VUS pareidolia. Pareidolia is a psychological phenomenon where the mind perceives a familiar pattern, image, or meaning where it does not actually exist. This happens when we look at ambiguous stimuli, such as clouds, tree bark, or stains on a wall, and see a recognizable image, such as a face or an animal. “Variant of Uncertain Significance Pareidolia” is a term I came up with to refer to a situation where a clinician is seeing a meaningful pattern in a VUS, even though the actual significance of the variant is unknown. We have a hard time letting true variants of uncertain significance be uncertain – we have a tendency to either craft narratives why uncertain variants are causative or benign, a process that I refer to as “biopoetry” in our teaching sessions. However, this is also a cognitive bias – for some variants, we simply need to accept that we cannot know anything else about them at this point in time. There is no flavor.

GDR category mistakes. When it comes to understanding causation, genes and phenotypes come as bundles, the so-called gene-disease relationships. For example, SCN1A has an established gene-disease relationship with Dravet Syndrome, but not with Juvenile Myoclonic Epilepsy (JME) or self-limiting neonatal seizures. Therefore, the idea of an epilepsy gene is somewhat misleading, as genetic etiologies only have validity once a specific phenotype is considered. Everything else is uncertain. For example, it might well be that SCN1A can cause JME, but we don’t know this yet. The established gene-disease relationship with Dravet Syndrome adds nothing to a potential link to JME – this gene-disease relationship needs to stand on its own feet. Making category mistakes for gene-disease relationship are probably the most common mistakes in our teaching session. For example, bi-allelic protein-truncating variants in SZT2 are known to cause a developmental and epileptic encephalopathy (DEE). When we then encounter a child with a mild infantile epilepsy with bi-allelic missense variants that do not have a predicted deleterious effect, we may be inclined to implicate these variants in the individual’s epilepsy. Along the lines of: “SZT2 is established, so milder variants cause a milder disease”. However, while theoretically possible, the evidence for this assertion is lacking. Thinking of SZT2 as a causative etiology for a self-limited infantile epilepsy implies an entirely new gene-disease relationship that requires its own, independent evidence.

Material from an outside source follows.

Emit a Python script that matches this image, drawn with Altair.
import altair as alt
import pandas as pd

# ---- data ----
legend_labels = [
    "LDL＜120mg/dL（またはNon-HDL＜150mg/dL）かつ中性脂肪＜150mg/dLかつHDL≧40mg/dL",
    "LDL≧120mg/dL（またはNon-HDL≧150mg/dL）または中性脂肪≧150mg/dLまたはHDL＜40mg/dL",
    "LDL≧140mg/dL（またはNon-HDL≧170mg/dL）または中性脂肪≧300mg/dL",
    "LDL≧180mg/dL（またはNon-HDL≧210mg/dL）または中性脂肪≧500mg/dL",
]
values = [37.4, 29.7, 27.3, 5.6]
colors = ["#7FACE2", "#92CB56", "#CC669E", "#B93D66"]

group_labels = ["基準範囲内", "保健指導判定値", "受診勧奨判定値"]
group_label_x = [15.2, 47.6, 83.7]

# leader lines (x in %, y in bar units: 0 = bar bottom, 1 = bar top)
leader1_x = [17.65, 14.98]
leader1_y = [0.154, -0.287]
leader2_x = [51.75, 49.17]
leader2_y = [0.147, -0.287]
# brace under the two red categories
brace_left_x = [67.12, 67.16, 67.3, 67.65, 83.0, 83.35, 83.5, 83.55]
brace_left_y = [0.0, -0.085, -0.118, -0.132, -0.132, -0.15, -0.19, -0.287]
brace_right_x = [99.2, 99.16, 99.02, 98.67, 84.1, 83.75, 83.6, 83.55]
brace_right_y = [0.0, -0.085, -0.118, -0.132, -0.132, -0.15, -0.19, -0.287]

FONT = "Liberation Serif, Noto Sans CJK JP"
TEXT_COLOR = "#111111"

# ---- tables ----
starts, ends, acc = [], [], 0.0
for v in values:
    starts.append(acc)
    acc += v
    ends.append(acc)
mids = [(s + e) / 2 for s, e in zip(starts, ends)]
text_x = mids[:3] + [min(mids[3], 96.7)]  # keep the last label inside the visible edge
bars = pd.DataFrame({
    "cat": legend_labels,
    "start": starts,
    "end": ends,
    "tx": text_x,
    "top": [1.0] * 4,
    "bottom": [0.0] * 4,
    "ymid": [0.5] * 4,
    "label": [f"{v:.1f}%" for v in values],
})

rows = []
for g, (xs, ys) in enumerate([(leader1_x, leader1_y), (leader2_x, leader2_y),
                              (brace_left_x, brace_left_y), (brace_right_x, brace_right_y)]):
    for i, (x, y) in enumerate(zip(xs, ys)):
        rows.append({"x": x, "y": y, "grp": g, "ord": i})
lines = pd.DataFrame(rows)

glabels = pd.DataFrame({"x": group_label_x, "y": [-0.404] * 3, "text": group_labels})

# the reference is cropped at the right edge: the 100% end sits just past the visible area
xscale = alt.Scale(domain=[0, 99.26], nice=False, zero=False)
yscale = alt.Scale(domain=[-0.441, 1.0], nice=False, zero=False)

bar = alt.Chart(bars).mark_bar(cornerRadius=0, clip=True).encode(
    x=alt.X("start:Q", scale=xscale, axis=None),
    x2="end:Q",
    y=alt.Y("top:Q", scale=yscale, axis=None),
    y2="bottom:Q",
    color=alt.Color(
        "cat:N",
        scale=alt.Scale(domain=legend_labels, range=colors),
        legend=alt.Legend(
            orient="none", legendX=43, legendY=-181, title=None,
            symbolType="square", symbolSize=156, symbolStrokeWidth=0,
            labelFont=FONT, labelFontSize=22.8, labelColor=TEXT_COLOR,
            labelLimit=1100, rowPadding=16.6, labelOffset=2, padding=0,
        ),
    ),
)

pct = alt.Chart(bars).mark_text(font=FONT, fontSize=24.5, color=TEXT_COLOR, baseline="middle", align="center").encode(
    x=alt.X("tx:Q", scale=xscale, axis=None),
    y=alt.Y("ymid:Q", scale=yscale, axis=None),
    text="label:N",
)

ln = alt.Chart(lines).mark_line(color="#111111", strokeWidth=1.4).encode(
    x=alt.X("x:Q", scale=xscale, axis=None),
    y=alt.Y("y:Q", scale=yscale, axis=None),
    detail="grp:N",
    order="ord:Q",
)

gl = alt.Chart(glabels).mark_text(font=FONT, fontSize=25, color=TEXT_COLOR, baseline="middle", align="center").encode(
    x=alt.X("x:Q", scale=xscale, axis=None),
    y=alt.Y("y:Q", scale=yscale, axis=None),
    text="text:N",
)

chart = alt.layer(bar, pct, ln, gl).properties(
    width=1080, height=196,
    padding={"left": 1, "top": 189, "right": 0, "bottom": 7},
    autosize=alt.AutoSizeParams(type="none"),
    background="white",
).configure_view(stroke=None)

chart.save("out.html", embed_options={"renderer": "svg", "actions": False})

What you need to know. In the same way that the idea of a pangenome challenges our framing bias of the genome as a linear reference, we have several biases when it comes to variant interpretation. Overestimating the weight of functional data while underestimating normal variation, creating biopoetry narratives for true variants of uncertain significance, and overestimating gene-disease validity in novel phenotypes are amongst the most common biases that we encounter when training up providers in epilepsy genetics. However, there are established frameworks for both gene and variant interpretation that are best understood by being aware of the underlying principles and by becoming the flavor, not having a flavor.

Ingo Helbig is a child neurologist and epilepsy genetics researcher working at the Children’s Hospital of Philadelphia (CHOP), USA.